▶

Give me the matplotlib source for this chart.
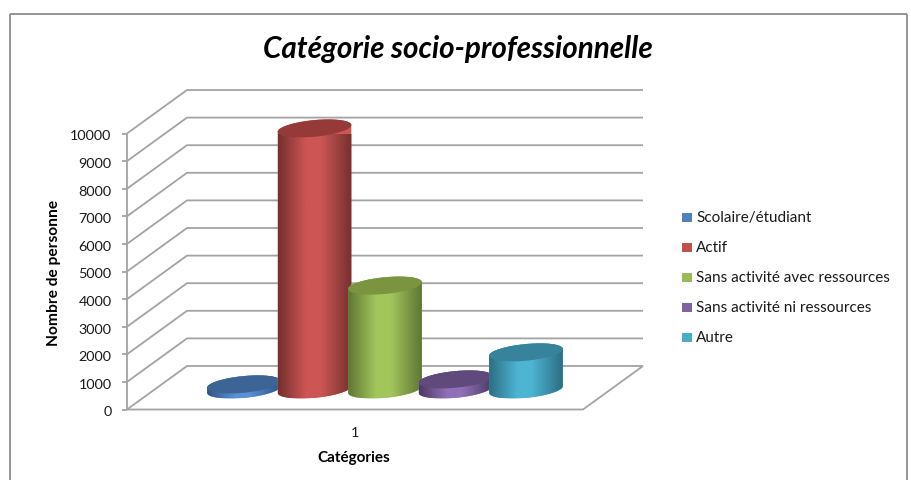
import numpy as np
import matplotlib
matplotlib.use("Agg")
import matplotlib.pyplot as plt
from matplotlib.colors import LinearSegmentedColormap
from matplotlib.patches import PathPatch, Rectangle
from matplotlib.path import Path
from matplotlib.transforms import Affine2D, IdentityTransform

plt.rcParams["font.family"] = ["Lato", "DejaVu Sans"]

# Data
series_names = ["Scolaire/étudiant", "Actif", "Sans activité avec ressources",
                "Sans activité ni ressources", "Autre"]
series_values = [185, 9460, 3765, 365, 1345]
category_label = "1"
y_ticks = list(range(0, 11000, 1000))

# Styles: legend colour, top cap, dark edge, bright centre
legend_colors = ["#4f81bd", "#c0504d", "#9bbb59", "#8064a2", "#4bacc6"]
cap_colors = ["#3c6595", "#953a38", "#7a9440", "#604a7b", "#37839c"]
edge_colors = ["#2f5486", "#74302e", "#5f7634", "#4b3a63", "#2c6e84"]
mid_colors = ["#5a90d6", "#cd5654", "#a3c65c", "#9070b8", "#4db4d2"]

W, H = 912, 481
GRID = "#a3a3a3"
TEXT = "#1a1a1a"

fig = plt.figure(figsize=(W / 100, H / 100), dpi=100)


def px_box(x0, y_top, x1, y_bottom):
    return [x0 / W, 1 - y_bottom / H, (x1 - x0) / W, (y_bottom - y_top) / H]


# The front plane of the 3D box is an ordinary axes
ax = fig.add_axes(px_box(127, 134.5, 583, 410.5))
ax.set_xlim(0.5, 1.5)
ax.set_ylim(0, 10000)
ax.axis("off")

# Whole-figure overlay holding the chart frame and the text
ov = fig.add_axes([0, 0, 1, 1], zorder=-1)
ov.set_xlim(0, W)
ov.set_ylim(H, 0)
ov.axis("off")
for xs, ys in [([10.5, 10.5], [481, 14.5]), ([10.5, 907], [14.5, 14.5]), ([907, 907], [14.5, 481])]:
    ov.plot(xs, ys, color="#8c8c8c", lw=1.3, solid_capstyle="butt")

# Depth of the box, as a pixel shift from the front plane to the back wall
DEPTH_X, DEPTH_Y = 60, 43.5
middle = Affine2D().translate(DEPTH_X / 2, 20)
kw = dict(color=GRID, lw=1.3, solid_capstyle="butt", clip_on=False)

xl, xr = ax.get_xlim()
to_disp = ax.transData
for v in y_ticks:
    fx, fy = to_disp.transform((xl, v))
    bx, by = fx + DEPTH_X, fy + DEPTH_Y
    rx = to_disp.transform((xr, v))[0] + DEPTH_X
    ax.plot([fx, bx, rx], [fy, by, by], transform=IdentityTransform(), **kw)
    ax.plot([fx - 5, fx], [fy, fy], transform=IdentityTransform(), **kw)
    ax.text(fx - 15.5, fy - 2, f"{v}", transform=IdentityTransform(), ha="right",
            va="center", fontsize=10.4, color=TEXT)

# Left edge and the floor outline
x0, y0 = to_disp.transform((xl, 0))
x1, y1 = to_disp.transform((xl, 10000))
x2, y2 = to_disp.transform((xr, 0))
ax.plot([x1, x0], [y1, y0], transform=IdentityTransform(), **kw)
ax.plot([x0, x2, x2 + DEPTH_X], [y0, y2, y2 + DEPTH_Y], transform=IdentityTransform(), **kw)

ax.text(1.0, -800, category_label, ha="center", va="center", fontsize=10.4, color=TEXT, clip_on=False)


def ellipse(cx, cy, rx=37.0, ry=8.3, tilt=np.radians(5.5), a0=0.0, a1=2 * np.pi, n=80):
    t = np.linspace(a0, a1, n)
    ex, ey = rx * np.cos(t), ry * np.sin(t)
    return np.column_stack([cx + ex * np.cos(tilt) - ey * np.sin(tilt),
                            cy + ex * np.sin(tilt) + ey * np.cos(tilt)])


def draw_cylinder(x, value, edge, mid, cap, order):
    shift = middle.get_matrix()[:2, 2]
    bottom = to_disp.transform((x, 0)) + shift
    top = to_disp.transform((x, value)) + shift

    # Outline: right-to-left across the upper rim, then back along the lower rim
    upper = ellipse(*top, a0=0, a1=np.pi)
    lower = ellipse(*bottom, a0=np.pi, a1=2 * np.pi)
    body = np.vstack([upper, lower, upper[:1]])
    patch = PathPatch(Path(body, closed=True), transform=IdentityTransform(),
                      facecolor=mid, edgecolor="none", zorder=order, clip_on=False)
    ax.add_patch(patch)

    # Horizontal shading, dark at both sides and brightest left of centre
    cmap = LinearSegmentedColormap.from_list(
        "shade", [(0, edge), (0.38, mid), (0.58, mid), (1, edge)])
    (dx0, dy0), (dx1, dy1) = ax.transData.inverted().transform(
        [(body[:, 0].min(), body[:, 1].min()), (body[:, 0].max(), body[:, 1].max())])
    img = ax.imshow(np.linspace(0, 1, 128)[None, :], cmap=cmap, aspect="auto",
                    extent=(dx0, dx1, dy0, dy1), zorder=order + 0.1, interpolation="bilinear")
    img.set_clip_path(patch)

    cap_patch = PathPatch(Path(ellipse(*top), closed=True), transform=IdentityTransform(),
                          facecolor=cap, edgecolor="none", zorder=order + 0.2, clip_on=False)
    ax.add_patch(cap_patch)


step = 0.1546
for i, value in enumerate(series_values):
    draw_cylinder(1 + (i - 2) * step, value, edge_colors[i], mid_colors[i], cap_colors[i], 5 + i)
ax.set_xlim(xl, xr)
ax.set_ylim(0, 10000)

# Title and axis titles
ov.text(458, 49, "Catégorie socio-professionnelle", ha="center", va="center",
        fontsize=21.3, fontweight="bold", fontstyle="italic", color="black")
ov.text(54, 272.5, "Nombre de personne", rotation=90, ha="center", va="center",
        fontsize=11.2, fontweight="bold", color="black")
ov.text(354, 458.5, "Catégories", ha="center", va="center",
        fontsize=11, fontweight="bold", color="black")

# Legend
ly = 219
for name, color in zip(series_names, legend_colors):
    ov.add_patch(Rectangle((682.5, ly - 5.5), 10, 9.5, facecolor=color, edgecolor="none"))
    ov.text(696, ly - 0.5, name, ha="left", va="center", fontsize=11, color=TEXT)
    ly += 30

fig.savefig("out.png", dpi=100, facecolor="white")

◀

Your instructions: Everything from the first line to the line with "y_ticks = list(range(0, 11000, 1000))" must be repeated exactly, and nothing else. Leave the pictures out.

Result below:
Give me the matplotlib source for this chart.
import numpy as np
import matplotlib
matplotlib.use("Agg")
import matplotlib.pyplot as plt
from matplotlib.colors import LinearSegmentedColormap
from matplotlib.patches import PathPatch, Rectangle
from matplotlib.path import Path
from matplotlib.transforms import Affine2D, IdentityTransform

plt.rcParams["font.family"] = ["Lato", "DejaVu Sans"]

# Data
series_names = ["Scolaire/étudiant", "Actif", "Sans activité avec ressources",
                "Sans activité ni ressources", "Autre"]
series_values = [185, 9460, 3765, 365, 1345]
category_label = "1"
y_ticks = list(range(0, 11000, 1000))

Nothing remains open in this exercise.